La disparition d’un professeur
Un jeu vidéo d’horreur, intitulé «Detention» et créé par des développeurs taïwanais, met en scène ces évènements dramatiques, avec des références culturels au bouddhisme et au taoïsme. Les joueurs campent le rôle de deux lycéens qui tentent de résoudre le mystère de la disparition, dans l’île, de l’un de leurs enseignants. Dans l’une des scènes les plus dramatiques, on peut voir un de leurs camarades pendu dans l'auditorium de l'établissement. Dans une autre, une élève console sa mère en pleurs avant d'entrer dans une pièce où des portraits pleurent des larmes de sang.

Nombre de victimes de la «Terreur blanche» étaient des enseignants ou des médecins mécontents de la corruption généralisée. Ceux-ci se tournaient vers des organisations clandestines jugées subversives par le pouvoir du Kuomintang. Les créateurs de «Detention» ont fait appel aux souvenirs de leurs propres familles pour coller à la réalité jusque dans les détails. Exemple : les uniformes portés à cette époque par le personnel éducatif.

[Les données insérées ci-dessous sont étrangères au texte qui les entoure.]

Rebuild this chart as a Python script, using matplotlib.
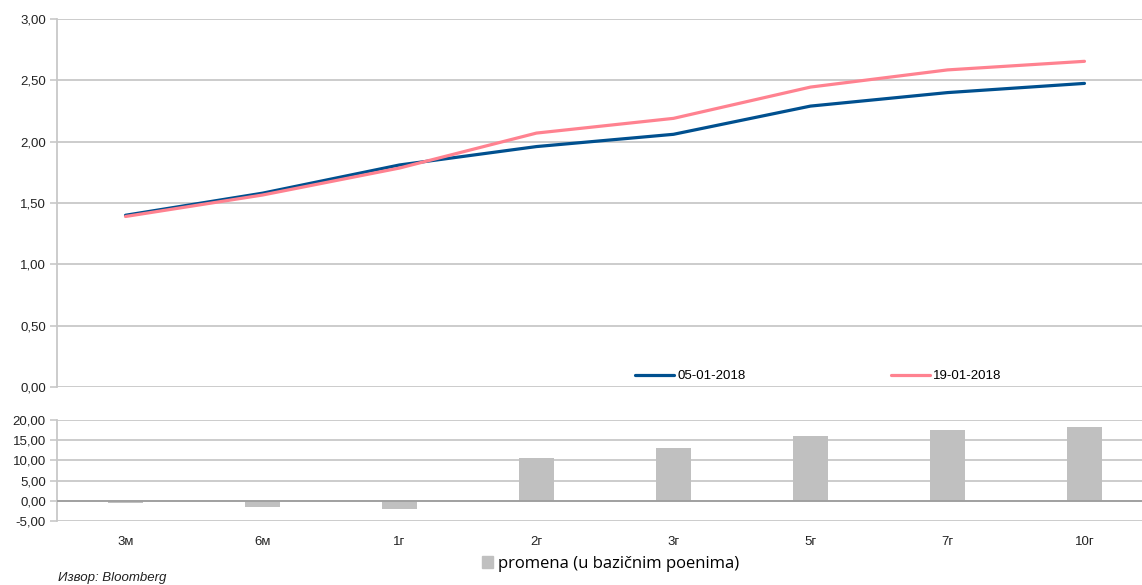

Extrait du jeu «Detention» (capture d'écran du site Stream) (DR (capture d'écran du site Stream))

Le développeur Yao Shuen-Ting explique avoir voulu reproduire la peur envahissante de l'époque, lorsque disparaissaient proches et collègues. «Nous voulons que les joueurs fassent l'expérience de cette atmosphère du point de vue des personnages (..) pour parvenir eux-mêmes à la conclusion que c'était une époque où on pouvait mourir pour avoir lu un livre», dit-il.

Le jeu est destiné aux plus de 15 ans et coûte 299 dollars de Taïwan (neuf euros).

Exportation
A Taïwan, «Detention» fait connaître une période sombre de l’histoire. Il fait aussi réfléchir sur le sens d’un régime démocratique durement acquis. «La démocratie actuelle s'est construite sur des cadavres dont le sang a coulé pour former des rivières», dit un joueur taïwanais.

«Detention» s'est exporté, grâce à des amateurs, en Chine, en Europe et aux Etats-Unis.

Yao Shuen-Ting se dit surpris par le succès commercial de son jeu, en particulier à l’étranger. Les joueurs à l’extérieur de l’île «ne connaissent pas le contexte historique, alors ils sont plus objectifs», pense-t-il.

«Je ne crois pas avoir jamais vu une telle sensibilité et une telle profondeur de vue sur nos vies intérieures et la société», juge un critique étranger cité par l’AFP. «C'était une expérience très émotionnelle, très enrichissante, je suis très reconnaissant de n'avoir pas vécu à une époque et dans un endroit aussi terrifiants», dit un autre joueur étranger. La preuve qu’un jeu numérique peut être aussi efficace qu’un livre ou un film.